As suggested, we show that the statement is true when $f$ is either continuous or monotone. Indeed it is sufficient to assume $f$ satisfies
$$\tag{1} (d-c)\sup_{x\in [c,d]} f(x) > \int_c^d f(x) dx.$$
for all subintervals $[c,d]\subset [a,b], c<d$. Clearly (1) is satisfied when $f$ is continuous or monotone.
Next we argue by contradiction (we write "btsin" as "by taking a subsequence if necessary").

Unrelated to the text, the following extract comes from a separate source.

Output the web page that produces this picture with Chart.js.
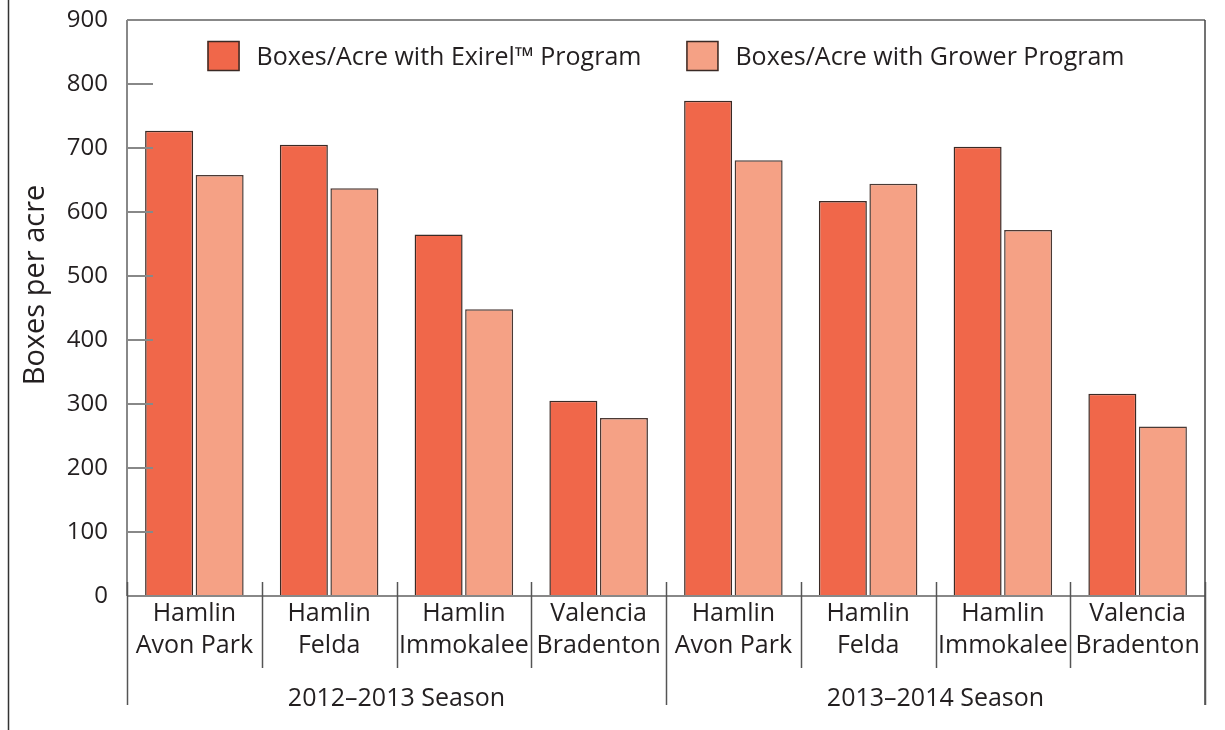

Assume the contrary that $\lambda(P_n)$ does not converge to zero. btsin, assume $\lambda(P_n) \ge \epsilon_0$ for some $\epsilon_0$. Thus there is a subinterval $[a_n,b_n]$ in the partition $P_n$ with $b_n - a_n \ge \epsilon_0$. btsin, assume $a_n \to a_\infty \in [a,b]$. Then btsin, there are $[c,d]$ with
$$a_n \le c < d\le b_n$$
Now consider the refinement $\bar{P_n}$ of $P_n$ by adding $c,d$. Then $\lambda (\bar P_n) \ge d-c$ and
$$U(f,P_n) \ge U(f,\bar P_n) \ge \int_a^b f(x)dx \Rightarrow U(f, \bar P_n) \to \int_a^b f(x)dx. $$
However, by (1), we have
$$\begin{split}
U(f,\bar P_n) &= U(f, P_n \cap [a,c]) + (d-c)\sup_{x\in [c,d]}f(x) + U(f, P_n\cap [d,b]) \\
&> \int_a^c f(x) dx + \int_c^d f(x) dx + \delta + \int_c^d f(x)dx \\
&= \int_a^b f(x)dx + \delta.
\end{split}$$
Here $\delta$ is a positive number that can be added to the RHS of (1) and still preserve the inequality. It does not depend on $n$.
Thus we arrive at a contradiction and the statement is proved.